Não há pessoas livres, não existe liberdade. Zucco deveria estar atrás das grades, é um assassino. Mas para todos ali existiam gaiolas invisíveis. Presos em suas famílias, em seus valores, em suas virgindades. Acorrentados em seus medos, em sua vaidade, em suas pretensões e vícios. Enjaulados em seus sonhos,  ilusões e desejos. A liberdade é utópica e o próprio desejo de liberdade amordaça a serenidade. O pássaro que se sai da gaiola, ao invés de fugir, leva o público para dentro da prisão. A cada escolha e acontecimento, amarram-se mais às suas próprias sendas e atracam-se com aqueles que cruzam destinos. As escolhas de cada um modificam seriamente de forma visível ou imperceptível a vida de todos. Por isso não há liberdade, cada personagem tem seu destino emaranhado com o destino do outro e com as condições em que existe. A vida é uma grande gaiola com portas abertas, mas nós nunca saímos, somos pássaros sendo empalhados numa grande gaiola pendurada num canto do universo. Uma taxidermia da alma.

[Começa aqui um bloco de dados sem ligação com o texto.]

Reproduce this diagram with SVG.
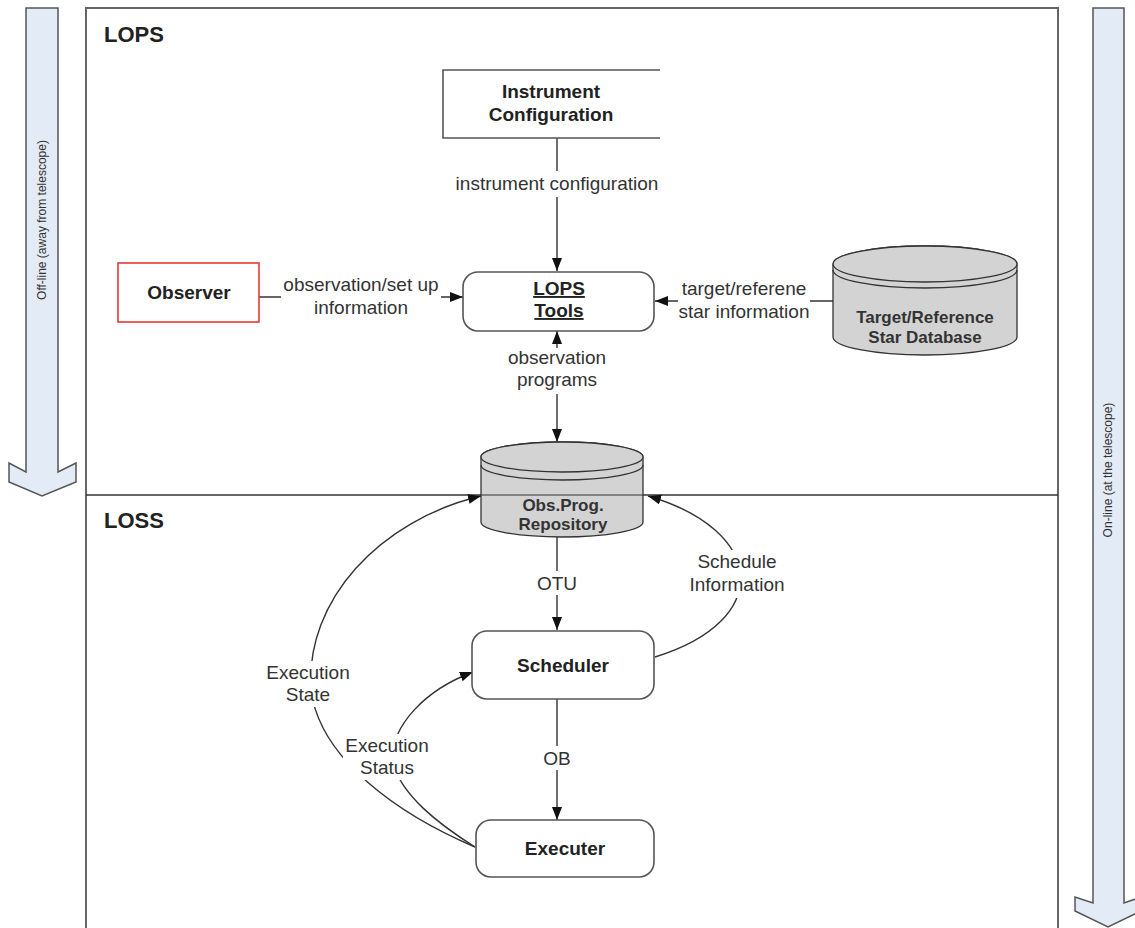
<svg xmlns="http://www.w3.org/2000/svg" width="1135" height="928" viewBox="0 0 1135 928">
  <style>
    .frame { fill: none; stroke: #666; stroke-width: 2; }
    .band { fill: #e3ebf7; stroke: #555; stroke-width: 1.5; }
    .box { fill: #fff; stroke: #555; stroke-width: 1.6; }
    .cyl { fill: #d3d3d3; stroke: #333; stroke-width: 1.3; }
    .conn { fill: none; stroke: #333; stroke-width: 1.4; }
    .title { font-family: "Liberation Sans", Arial, sans-serif; font-weight: bold; font-size: 22px; fill: #222; }
    .node { font-family: "Liberation Sans", Arial, sans-serif; font-weight: bold; font-size: 19px; fill: #222; text-anchor: middle; }
    .dbt { font-family: "Liberation Sans", Arial, sans-serif; font-weight: bold; font-size: 17px; fill: #333; text-anchor: middle; }
    .lbl { font-family: "Liberation Sans", Arial, sans-serif; font-size: 19px; fill: #333; text-anchor: middle; }
    .side { font-family: "Liberation Sans", Arial, sans-serif; font-size: 12px; fill: #333; text-anchor: middle; }
    .bg { fill: #fff; }
  </style>
  <defs>
    <marker id="arrow" markerUnits="userSpaceOnUse" markerWidth="14" markerHeight="11" refX="13" refY="5" orient="auto">
      <path d="M0,0 L13,5 L0,10 z" fill="#111"/>
    </marker>
    <marker id="arrowStart" markerUnits="userSpaceOnUse" markerWidth="14" markerHeight="11" refX="0" refY="5" orient="auto">
      <path d="M13,0 L0,5 L13,10 z" fill="#111"/>
    </marker>
  </defs>

  <rect width="1135" height="928" fill="#fff"/>

  <!-- off-line / on-line side bands -->
  <g id="offline-band">
    <path class="band" d="M26,8 H58 V472 L76,463 V482 L42,496 L9,482 V463 L26,472 Z"/>
    <text class="side" transform="translate(46,220) rotate(-90)">Off-line (away from telescope)</text>
  </g>
  <g id="online-band">
    <path class="band" d="M1093,8 H1124 V903 L1141,897 V911 L1108,927 L1075,911 V897 L1093,903 Z"/>
    <text class="side" transform="translate(1112,470) rotate(-90)">On-line (at the telescope)</text>
  </g>

  <!-- LOPS / LOSS frame -->
  <g id="frame">
    <path class="frame" d="M86,928 V8 H1058 V928"/>
    <line x1="86" y1="495" x2="1058" y2="495" stroke="#333" stroke-width="1.3"/>
    <text class="title" x="104" y="42">LOPS</text>
    <text class="title" x="104" y="528">LOSS</text>
  </g>

  <!-- connectors -->
  <g id="connectors">
    <line class="conn" x1="557" y1="138" x2="557" y2="271" marker-end="url(#arrow)"/>
    <line class="conn" x1="259" y1="297" x2="463" y2="297" marker-end="url(#arrow)"/>
    <line class="conn" x1="833" y1="301" x2="655" y2="301" marker-end="url(#arrow)"/>
    <line class="conn" x1="557" y1="331" x2="557" y2="442" marker-start="url(#arrowStart)" marker-end="url(#arrow)"/>
    <line class="conn" x1="557" y1="537" x2="557" y2="630" marker-end="url(#arrow)"/>
    <line class="conn" x1="557" y1="699" x2="557" y2="820" marker-end="url(#arrow)"/>
    <path class="conn" d="M655,657 C775,620 765,530 648,496" marker-end="url(#arrow)"/>
    <path class="conn" d="M475,847 C400,815 320,760 311,690 C305,600 380,520 481,496" marker-end="url(#arrow)"/>
    <path class="conn" d="M475,847 C440,825 400,795 392,760 C392,725 425,690 473,672" marker-end="url(#arrow)"/>

    <!-- labels on connectors -->
    <rect class="bg" x="454" y="171" width="206" height="26"/>
    <text class="lbl" x="557" y="190">instrument configuration</text>
    <rect class="bg" x="281" y="273" width="160" height="46"/>
    <text class="lbl" x="361" y="291">observation/set up</text>
    <text class="lbl" x="361" y="314">information</text>
    <rect class="bg" x="678" y="275" width="132" height="46"/>
    <text class="lbl" x="744" y="295">target/referene</text>
    <text class="lbl" x="744" y="318">star information</text>
    <rect class="bg" x="505" y="348" width="104" height="46"/>
    <text class="lbl" x="557" y="364">observation</text>
    <text class="lbl" x="557" y="386">programs</text>
    <rect class="bg" x="535" y="571" width="44" height="24"/>
    <text class="lbl" x="557" y="590">OTU</text>
    <rect class="bg" x="540" y="746" width="34" height="24"/>
    <text class="lbl" x="557" y="765">OB</text>
    <rect class="bg" x="690" y="550" width="96" height="48"/>
    <text class="lbl" x="737" y="568">Schedule</text>
    <text class="lbl" x="737" y="591">Information</text>
    <rect class="bg" x="264" y="661" width="88" height="46"/>
    <text class="lbl" x="308" y="679">Execution</text>
    <text class="lbl" x="308" y="701">State</text>
    <rect class="bg" x="343" y="734" width="88" height="46"/>
    <text class="lbl" x="387" y="752">Execution</text>
    <text class="lbl" x="387" y="774">Status</text>
  </g>

  <!-- nodes -->
  <g id="instrument-configuration">
    <rect x="443" y="70" width="217" height="68" fill="#fff"/>
    <path d="M660,70 H443 V138 H660" fill="none" stroke="#555" stroke-width="1.6"/>
    <text class="node" x="551" y="98">Instrument</text>
    <text class="node" x="551" y="121">Configuration</text>
  </g>

  <g id="observer">
    <rect x="118" y="263" width="141" height="59" fill="#fff" stroke="#e53935" stroke-width="1.6"/>
    <text class="node" x="189" y="299">Observer</text>
  </g>

  <g id="lops-tools">
    <rect class="box" x="463" y="272" width="191" height="59" rx="15"/>
    <text class="node" x="559" y="295" text-decoration="underline">LOPS</text>
    <text class="node" x="559" y="317" text-decoration="underline">Tools</text>
  </g>

  <g id="star-database">
    <path class="cyl" d="M833,264 V337 A92,18 0 0 0 1017,337 V264 A92,18 0 0 0 833,264 Z"/>
    <path d="M833,270 A92,18 0 0 0 1017,270" fill="none" stroke="#333" stroke-width="1.3"/>
    <ellipse class="cyl" cx="925" cy="264" rx="92" ry="18"/>
    <text class="dbt" x="925" y="323">Target/Reference</text>
    <text class="dbt" x="925" y="343">Star Database</text>
  </g>

  <g id="obs-prog-repository">
    <path class="cyl" d="M481,457 V522 A81,15 0 0 0 643,522 V457 A81,15 0 0 0 481,457 Z"/>
    <path d="M481,465 A81,15 0 0 0 643,465" fill="none" stroke="#333" stroke-width="1.3"/>
    <ellipse class="cyl" cx="562" cy="457" rx="81" ry="15"/>
    <line x1="481" y1="495" x2="643" y2="495" stroke="#333" stroke-width="1"/>
    <text class="dbt" x="563" y="511">Obs.Prog.</text>
    <text class="dbt" x="563" y="530">Repository</text>
  </g>

  <g id="scheduler">
    <rect class="box" x="472" y="631" width="182" height="68" rx="15"/>
    <text class="node" x="563" y="672">Scheduler</text>
  </g>

  <g id="executer">
    <rect class="box" x="476" y="820" width="178" height="57" rx="15"/>
    <text class="node" x="565" y="855">Executer</text>
  </g>
</svg>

Foi uma experiência intrigante assistir Zucco. Senti-me a princípio entrando numa versão moderna do Dr. Parnassus.  Um cenário que levou meus olhos a passear por todas as partes possíveis do teatro, com riqueza de detalhes em cada canto, numa proposta de transformar todo o espaço possível daquele ambiente em parte do espetáculo. Um ambiente que beirava o surreal.


A primeira coisa que me deixou satisfeito foi essa quebra. O espetáculo não acontecia somente à frente dos olhos, mas ao redor. Teto, chão, paredes, embaixo das escadas, buracos, janelas, todas as direções foram tomadas, ocupadas, utilizadas por imagens, pinturas, objetos e pelos personagens. Tive de ficar atento porque a qualquer momento e em qualquer lugar poderia começar uma nova ação.


Cada cena parecia-me como um novo espetáculo, diferente e isolado do anterior. Algumas iniciavam de forma apoteótica, outras de forma tensa, mas cada uma com uma narrativa e estética bem peculiar, enquanto moldavam numa colcha de retalhos de cenas isoladas a dramaturgia proposta.


Como um grande circo mágico, vi os corpos dos artistas se movimentarem com presteza. Técnicas circenses, manipulação de objetos, fogo, água, cores cheiros. Habilidades de escalada, quedas e rolamentos ao estilo do Parkour.


Os corpos ali presentes tinham algo de peculiar, algo de vivo e verdadeiro, explorando potencialidades de movimentação e construção de cenas visualmente belas. Esse detalhe conquistou um lugar especial, porque em tudo que acontecia em cena, havia uma preocupação em ser belo, em ter uma fotografia, em construir uma imagem muito marcante. Mal terminava uma cena e uma certa ansiedade já me tomava conta, perguntando-me o que viria de novo agora e de onde?


É uma obra de impacto visual.


Acho que Zucco utiliza propostas que procuram sair um pouco das gaiolas. Acredito que na arte não haja tanta separação entre o que é certo ou errado, belo ou feio. Arte é arte. É difícil construir novas estéticas sem se deparar com a barreira do medo do novo. A idéia do que é belo, bom e proveitoso é condicionada aos sentidos estéticos vigentes e sempre representam apenas parcelas da verdade,  já que a estética muda com o tempo.


O teatro talvez retire o lugar utópico da liberdade, permitindo certos vôos para além. Mas não é fácil sair pelas portas abertas.